Concluding the Y.O.U.th Summit will be a “Be The Change’ concert, featured local talent Mic Crenshaw, Blacque Butterfly, RoseCity Mischief, Talilo, and DJ Grimrock. Key sponsors for the summit include the University of Oregon Journalism and Communications Department, which is committed to more sustainable outreach outside of its downtown Portland campus in order to build capacity for community storytelling. Other sponsors include KBOO Radio and the American Friends of Service Committee.

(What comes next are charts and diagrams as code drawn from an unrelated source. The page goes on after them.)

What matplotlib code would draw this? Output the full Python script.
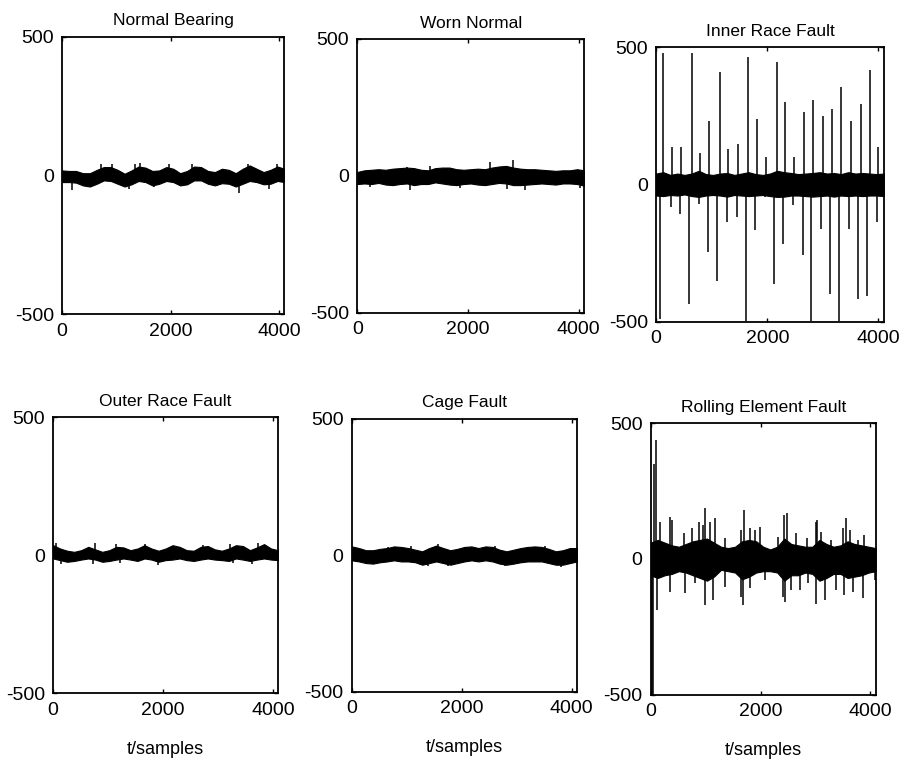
import numpy as np
import matplotlib.pyplot as plt

plt.rcParams['font.family'] = ['Liberation Sans', 'DejaVu Sans']
plt.rcParams['axes.unicode_minus'] = False

# envelope grid: one value every 128 samples, 0..4096
grid = np.arange(0, 4097, 128)

titles = ['Normal Bearing', 'Worn Normal', 'Inner Race Fault',
          'Outer Race Fault', 'Cage Fault', 'Rolling Element Fault']

# Normal Bearing
nb_hi = [18, 16, 16, 8, 8, 20, 30, 30, 20, 6, 18, 32, 28, 16, 18, 30, 24,
         8, 16, 32, 30, 16, 12, 24, 20, 8, 24, 36, 24, 12, 20, 32, 24]
nb_lo = [-24, -24, -26, -36, -40, -30, -18, -20, -30, -40, -32, -20, -24, -36, -30, -20, -24,
         -36, -32, -18, -18, -30, -36, -28, -30, -40, -30, -20, -24, -32, -30, -20, -24]
nb_spk_x = [713, 916, 1347, 1439, 1962, 2392, 3426, 3961, 191, 1224, 1685, 3253, 3807]
nb_spk_y = [42, 42, 42, 44, 42, 40, 42, 40, -54, -48, -42, -62, -48]

# Worn Normal
wn_hi = [14, 20, 22, 24, 22, 26, 28, 30, 28, 22, 20, 28, 30, 30, 24, 22, 24,
         26, 24, 30, 34, 36, 30, 26, 24, 24, 22, 20, 18, 20, 20, 24, 20]
wn_lo = [-30, -28, -30, -26, -32, -34, -30, -28, -34, -30, -30, -24, -28, -32, -34, -30, -28,
         -32, -34, -30, -26, -28, -34, -34, -32, -30, -28, -30, -32, -28, -28, -30, -36]
wn_spk_x = [2398, 2819, 1316, 896, 956, 1857, 2698, 3029, 4021, 234]
wn_spk_y = [52, 56, 35, 32, -53, -45, -49, -51, -45, -40]

# Inner Race Fault
ir_hi = [40, 45, 35, 40, 35, 40, 50, 38, 35, 40, 42, 35, 40, 45, 38, 35, 40,
         50, 45, 42, 38, 40, 42, 45, 40, 42, 38, 45, 40, 42, 40, 38, 40]
ir_lo = [-40, -42, -38, -40, -36, -42, -45, -40, -38, -40, -44, -38, -40, -42, -40, -38, -42,
         -45, -44, -40, -40, -42, -44, -42, -40, -44, -40, -42, -40, -42, -40, -40, -42]
ir_spk_x = [131, 647, 1150, 1658, 2168, 2317, 2665, 2826, 3000, 3162, 3323, 3508, 3677, 3844,
            282, 449, 790, 958, 1288, 1467, 1809, 1976, 2484, 4000,
            72, 593, 1090, 1611, 2120, 2287, 2635, 2785, 2970, 3126, 3293, 3467, 3634, 3796,
            264, 431, 772, 928, 1270, 1450, 1778, 1958, 2467, 3982]
ir_spk_y = [480, 480, 409, 466, 445, 300, 263, 306, 249, 275, 354, 230, 294, 417,
            136, 135, 114, 233, 130, 146, 239, 99, 99, 136,
            -490, -434, -350, -495, -361, -216, -258, -495, -161, -398, -495, -161, -416, -404,
            -83, -107, -70, -246, -137, -119, -167, -46, -76, -137]

# Outer Race Fault
or_hi = [36, 24, 16, 12, 18, 30, 21, 12, 18, 30, 28, 18, 24, 36, 24, 16, 24,
         36, 30, 18, 16, 30, 33, 21, 16, 24, 36, 33, 18, 28, 40, 24, 18]
or_lo = [-12, -18, -24, -21, -16, -12, -16, -24, -21, -16, -12, -16, -21, -12, -16, -24, -18,
         -16, -12, -18, -21, -16, -12, -16, -18, -21, -12, -16, -21, -16, -12, -16, -18]
or_spk_x = [61, 759, 1153, 1669, 2732, 3733, 3217, 152, 728, 1214, 1912, 3278, 3612]
or_spk_y = [45, 45, 40, 42, 38, 45, 42, -32, -32, -30, -35, -30, -32]

# Cage Fault
cf_hi = [32, 26, 18, 18, 23, 26, 32, 30, 26, 20, 14, 26, 35, 26, 18, 23, 30,
         32, 26, 32, 30, 20, 14, 20, 26, 30, 32, 30, 23, 14, 18, 26, 26]
cf_lo = [-19, -23, -29, -31, -26, -23, -19, -23, -23, -26, -35, -29, -23, -29, -35, -29, -23,
         -19, -23, -19, -23, -31, -35, -31, -26, -23, -23, -23, -29, -35, -35, -29, -23]
cf_spk_x = [1566, 655, 1080, 2597, 3507, 1383, 1748, 2779, 3811]
cf_spk_y = [40, 30, 32, 35, 33, -40, -38, -40, -42]

# Rolling Element Fault
re_hi = [60, 70, 60, 50, 45, 55, 65, 70, 75, 60, 45, 40, 45, 65, 70, 65, 45,
         35, 45, 75, 55, 50, 45, 45, 70, 55, 45, 50, 65, 55, 50, 45, 40]
re_lo = [-60, -70, -60, -55, -45, -50, -60, -70, -80, -65, -40, -45, -50, -75, -65, -50, -45,
         -45, -50, -80, -60, -60, -50, -55, -80, -70, -55, -55, -70, -65, -60, -50, -45]
re_spk_x = [60, 90, 20, 45, 110,
            164, 346, 382, 610, 746, 874, 953, 995, 1074, 1165, 1347, 1650, 1699, 1802, 1893,
            1984, 2317, 2427, 2488, 2651, 2851, 3015, 3034, 3094, 3289, 3501, 3549, 3622, 3774,
            3883,
            346, 619, 801, 983, 1134, 1347, 1650, 1681, 1802, 2075, 2409, 2439, 2560, 2712, 2863,
            3015, 3167, 3380, 3513, 3683, 3865, 4077]
re_spk_y = [350, 438, -500, -500, -187,
            137, 156, 143, 94, 113, 137, 125, 187, 137, 150, 76, 107, 180, 113, 107,
            116, 82, 162, 168, 94, 76, 137, 144, 100, 70, 113, 150, 107, 70,
            88,
            -120, -126, -90, -169, -151, -102, -139, -169, -108, -77, -139, -157, -114, -114, -90,
            -166, -151, -114, -133, -120, -145, -77]

signals = [(nb_hi, nb_lo, nb_spk_x, nb_spk_y),
           (wn_hi, wn_lo, wn_spk_x, wn_spk_y),
           (ir_hi, ir_lo, ir_spk_x, ir_spk_y),
           (or_hi, or_lo, or_spk_x, or_spk_y),
           (cf_hi, cf_lo, cf_spk_x, cf_spk_y),
           (re_hi, re_lo, re_spk_x, re_spk_y)]

# axes boxes in figure fractions (left, bottom, width, height)
boxes = [[0.069, 0.587, 0.247, 0.365],
         [0.397, 0.589, 0.252, 0.360],
         [0.729, 0.577, 0.253, 0.361],
         [0.059, 0.089, 0.250, 0.363],
         [0.391, 0.091, 0.250, 0.359],
         [0.723, 0.087, 0.250, 0.357]]

fig = plt.figure(figsize=(9, 7.61), dpi=100)

for i in range(6):
    hi, lo, sx, sy = signals[i]
    ax = fig.add_axes(boxes[i])
    ax.fill_between(grid, lo, hi, color='black', linewidth=0.8, edgecolor='black')
    ax.vlines(sx, 0, sy, color='black', linewidth=1.1)
    ax.set_xlim(0, 4096)
    ax.set_ylim(-500, 500)
    ax.set_xticks([0, 2000, 4000])
    ax.set_yticks([-500, 0, 500])
    ax.tick_params(direction='in', length=3, width=1, top=True, right=True,
                   labelsize=14, pad=6)
    for s in ax.spines.values():
        s.set_linewidth(1.3)
    ax.set_title(titles[i], fontsize=12.5, pad=8)
    if i >= 3:
        ax.set_xlabel('t/samples', fontsize=13, labelpad=16)

fig.savefig('out.png', dpi=100)
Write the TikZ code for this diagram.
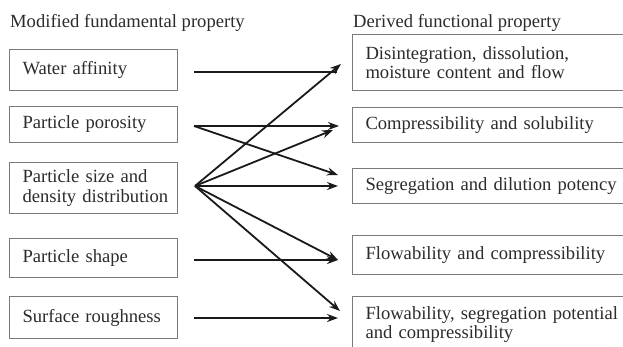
\documentclass[tikz,border=0pt]{standalone}
\usepackage{fontspec}
\setmainfont{Liberation Serif}
\usetikzlibrary{arrows.meta}
\definecolor{txt}{HTML}{2C2C2C}
\definecolor{boxc}{HTML}{7A7A7A}
\definecolor{arrc}{HTML}{1A1A1A}
\begin{document}
\begin{tikzpicture}[x=1pt,y=-1pt,
  every node/.style={font=\fontsize{18.6}{19.5}\selectfont, text=txt},
  lbox/.style={draw=boxc, line width=1pt, text width=142pt, inner xsep=13pt, inner ysep=0pt, align=left, anchor=north west},
  rbox/.style={draw=boxc, line width=1pt, text width=300pt, inner xsep=13pt, inner ysep=0pt, align=left, anchor=north west},
  arr/.style={draw=arrc, line width=1.8pt, -{Stealth[length=11pt,width=8pt]}},
  ln/.style={draw=arrc, line width=1.8pt}]
\clip (0,0) rectangle (623,346);
\fill[white] (0,0) rectangle (623,346);
% titles
\node[anchor=base west, inner sep=0pt] (tl) at (10,27) {Modified fundamental property};
\node[anchor=base west, inner sep=0pt] (tr) at (353,27) {Derived functional property};
% left boxes
\node[lbox, minimum height=41pt] (l1) at (9,49) {Water affinity};
\node[lbox, minimum height=36pt] (l2) at (9,106) {Particle porosity};
\node[lbox, minimum height=51pt] (l3) at (9,162) {Particle size and\\\mbox{density distribution}};
\node[lbox, minimum height=39pt] (l4) at (9,238) {Particle shape};
\node[lbox, minimum height=42pt] (l5) at (9,296) {Surface roughness};
% right boxes
\node[rbox, minimum height=56pt] (r1) at (352,34) {Disintegration, dissolution,\\moisture content and flow};
\node[rbox, minimum height=35pt] (r2) at (352,107) {Compressibility and solubility};
\node[rbox, minimum height=35pt] (r3) at (352,168) {Segregation and dilution potency};
\node[rbox, minimum height=39pt] (r4) at (352,235) {Flowability and compressibility};
\node[rbox, minimum height=56pt] (r5) at (352,296) {Flowability, segregation potential\\and compressibility};
% connector points
\coordinate (s1) at (194,72);
\coordinate (s2) at (194,126);
\coordinate (s3) at (195,186);
\coordinate (s4) at (194,260);
\coordinate (s5) at (194,318);
\coordinate (e1) at (337,72);
\coordinate (t1) at (341,64);
\coordinate (t2a) at (339,126);
\coordinate (t2b) at (333,130);
\coordinate (t3a) at (338,175);
\coordinate (t3b) at (338,186);
\coordinate (t4) at (338,260);
\coordinate (t5a) at (340,311);
\coordinate (t5b) at (338,318);
% connectors
\draw[ln] (s1) -- (e1);
\draw[arr] (s2) -- (t2a);
\draw[arr] (s2) -- (t3a);
\draw[arr] (s3) -- (t1);
\draw[arr] (s3) -- (t2b);
\draw[arr] (s3) -- (t3b);
\draw[arr] (s3) -- (t4);
\draw[arr] (s3) -- (t5a);
\draw[arr] (s4) -- (t4);
\draw[arr] (s5) -- (t5b);
\end{tikzpicture}
\end{document}
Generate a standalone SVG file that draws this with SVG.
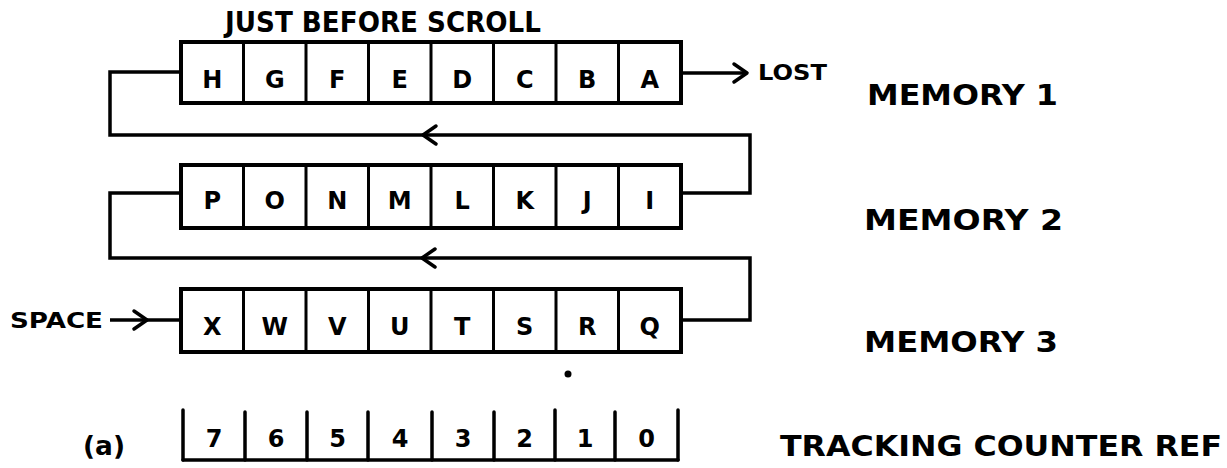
<svg xmlns="http://www.w3.org/2000/svg" width="1227" height="468" viewBox="0 0 1227 468">
<defs>
<marker id="chev" markerUnits="userSpaceOnUse" markerWidth="30" markerHeight="30" refX="0" refY="0" orient="auto" overflow="visible">
<path d="M-13,-9 L0,0 L-13,9" fill="none" stroke="#000" stroke-width="3.5" stroke-linecap="round" stroke-linejoin="round"/>
</marker>
</defs>
<style>
text{font-family:"DejaVu Sans","Liberation Sans",Arial,sans-serif;font-weight:bold;fill:#000}
.cell{fill:#fff;stroke:#000;stroke-width:3}
.box{fill:none;stroke:#000;stroke-width:4}
.ch{font-size:24px;text-anchor:middle}
.lbl{font-size:28px}
.wire{fill:none;stroke:#000;stroke-width:3.5;stroke-linejoin:miter}
.bar{stroke:#000;stroke-width:3.5;stroke-linecap:round;fill:none}
</style>
<rect width="1227" height="468" fill="#fff"/>

<text id="title" class="lbl" x="225" y="32" textLength="316" lengthAdjust="spacingAndGlyphs">JUST BEFORE SCROLL</text>

<g id="memory1">
<rect class="cell" x="181" y="42" width="500" height="61"/>
<path class="cell" d="M243.5,42V103M306,42V103M368.5,42V103M431,42V103M493.5,42V103M556,42V103M618.5,42V103"/>
<rect class="box" x="181" y="42" width="500" height="61"/>
<g id="m1-H"><text class="ch" x="212.25" y="88">H</text></g>
<g id="m1-G"><text class="ch" x="274.75" y="88">G</text></g>
<g id="m1-F"><text class="ch" x="337.25" y="88">F</text></g>
<g id="m1-E"><text class="ch" x="399.75" y="88">E</text></g>
<g id="m1-D"><text class="ch" x="462.25" y="88">D</text></g>
<g id="m1-C"><text class="ch" x="524.75" y="88">C</text></g>
<g id="m1-B"><text class="ch" x="587.25" y="88">B</text></g>
<g id="m1-A"><text class="ch" x="649.75" y="88">A</text></g>
</g>

<g id="memory2">
<rect class="cell" x="181" y="165" width="500" height="63"/>
<path class="cell" d="M243.5,165V228M306,165V228M368.5,165V228M431,165V228M493.5,165V228M556,165V228M618.5,165V228"/>
<rect class="box" x="181" y="165" width="500" height="63"/>
<g id="m2-P"><text class="ch" x="212.25" y="209">P</text></g>
<g id="m2-O"><text class="ch" x="274.75" y="209">O</text></g>
<g id="m2-N"><text class="ch" x="337.25" y="209">N</text></g>
<g id="m2-M"><text class="ch" x="399.75" y="209">M</text></g>
<g id="m2-L"><text class="ch" x="462.25" y="209">L</text></g>
<g id="m2-K"><text class="ch" x="524.75" y="209">K</text></g>
<g id="m2-J"><text class="ch" x="587.25" y="209">J</text></g>
<g id="m2-I"><text class="ch" x="649.75" y="209">I</text></g>
</g>

<g id="memory3">
<rect class="cell" x="181" y="289" width="500" height="63"/>
<path class="cell" d="M243.5,289V352M306,289V352M368.5,289V352M431,289V352M493.5,289V352M556,289V352M618.5,289V352"/>
<rect class="box" x="181" y="289" width="500" height="63"/>
<g id="m3-X"><text class="ch" x="212.25" y="335">X</text></g>
<g id="m3-W"><text class="ch" x="274.75" y="335">W</text></g>
<g id="m3-V"><text class="ch" x="337.25" y="335">V</text></g>
<g id="m3-U"><text class="ch" x="399.75" y="335">U</text></g>
<g id="m3-T"><text class="ch" x="462.25" y="335">T</text></g>
<g id="m3-S"><text class="ch" x="524.75" y="335">S</text></g>
<g id="m3-R"><text class="ch" x="587.25" y="335">R</text></g>
<g id="m3-Q"><text class="ch" x="649.75" y="335">Q</text></g>
</g>

<g id="connectors">
<path class="wire" d="M681,73 H747" marker-end="url(#chev)"/>
<path class="wire" d="M681,193 H750 V135 H423" marker-end="url(#chev)"/>
<path class="wire" d="M423,135 H110 V72 H181"/>
<path class="wire" d="M681,320 H750 V258 H422" marker-end="url(#chev)"/>
<path class="wire" d="M422,258 H110 V193 H181"/>
<path class="wire" d="M110,320 H147" marker-end="url(#chev)"/>
<path class="wire" d="M147,320 H181"/>
</g>

<g id="lost"><text x="758" y="80" font-size="22" textLength="69" lengthAdjust="spacingAndGlyphs">LOST</text></g>
<g id="space"><text x="10" y="328" font-size="22" textLength="93" lengthAdjust="spacingAndGlyphs">SPACE</text></g>

<g id="label-memory1"><text class="lbl" x="867" y="105" textLength="191" lengthAdjust="spacingAndGlyphs">MEMORY 1</text></g>
<g id="label-memory2"><text class="lbl" x="864" y="230" textLength="199" lengthAdjust="spacingAndGlyphs">MEMORY 2</text></g>
<g id="label-memory3"><text class="lbl" x="864" y="352" textLength="194" lengthAdjust="spacingAndGlyphs">MEMORY 3</text></g>

<circle cx="568" cy="374" r="3.5" fill="#000"/>

<g id="tracking-counter">
<path class="bar" d="M183,410V460M245,412V460M307,412V460M368,412V460M432,412V460M494,412V460M555,410V460M615,412V460M678,410V460"/>
<path class="bar" d="M183,460H678" stroke-linecap="butt"/>
<text class="ch" x="214" y="447">7</text>
<text class="ch" x="276" y="447">6</text>
<text class="ch" x="337.5" y="447">5</text>
<text class="ch" x="400" y="447">4</text>
<text class="ch" x="463" y="447">3</text>
<text class="ch" x="524.5" y="447">2</text>
<text class="ch" x="585" y="447">1</text>
<text class="ch" x="646.5" y="447">0</text>
</g>

<g id="label-a"><text x="83" y="455" font-size="26" textLength="42" lengthAdjust="spacingAndGlyphs">(a)</text></g>
<g id="label-tracking"><text class="lbl" x="780" y="456" textLength="442" lengthAdjust="spacingAndGlyphs">TRACKING COUNTER REF</text></g>
</svg>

Muhammad founded the first Y.O.U.th Summit in 2007 in response to the inner Northeast Portland shooting death of 14-year-old DaVonte Lightfoot, a Benson High School student and one of Muhammad’s former students. The summit provides an atmosphere for youth and adults to experience a high level of reasoning and “edutainment” while also exploring the five elements of Hip Hop, such as:

 Graffiti, the writing of language or the scribe that documents the history  Emcee, the oral griot, conveyer of the message

 Djing, the heart beat, the drum of the art or movement; DJ comes from the Djembe drum

 B-Boy/Girl, the exercise and the human expression through dance or body movement to keep the body in proper health.

 Knowledge, the reason why we are who we are and where did our roots comes from, what is the beginning of Man and where are we today.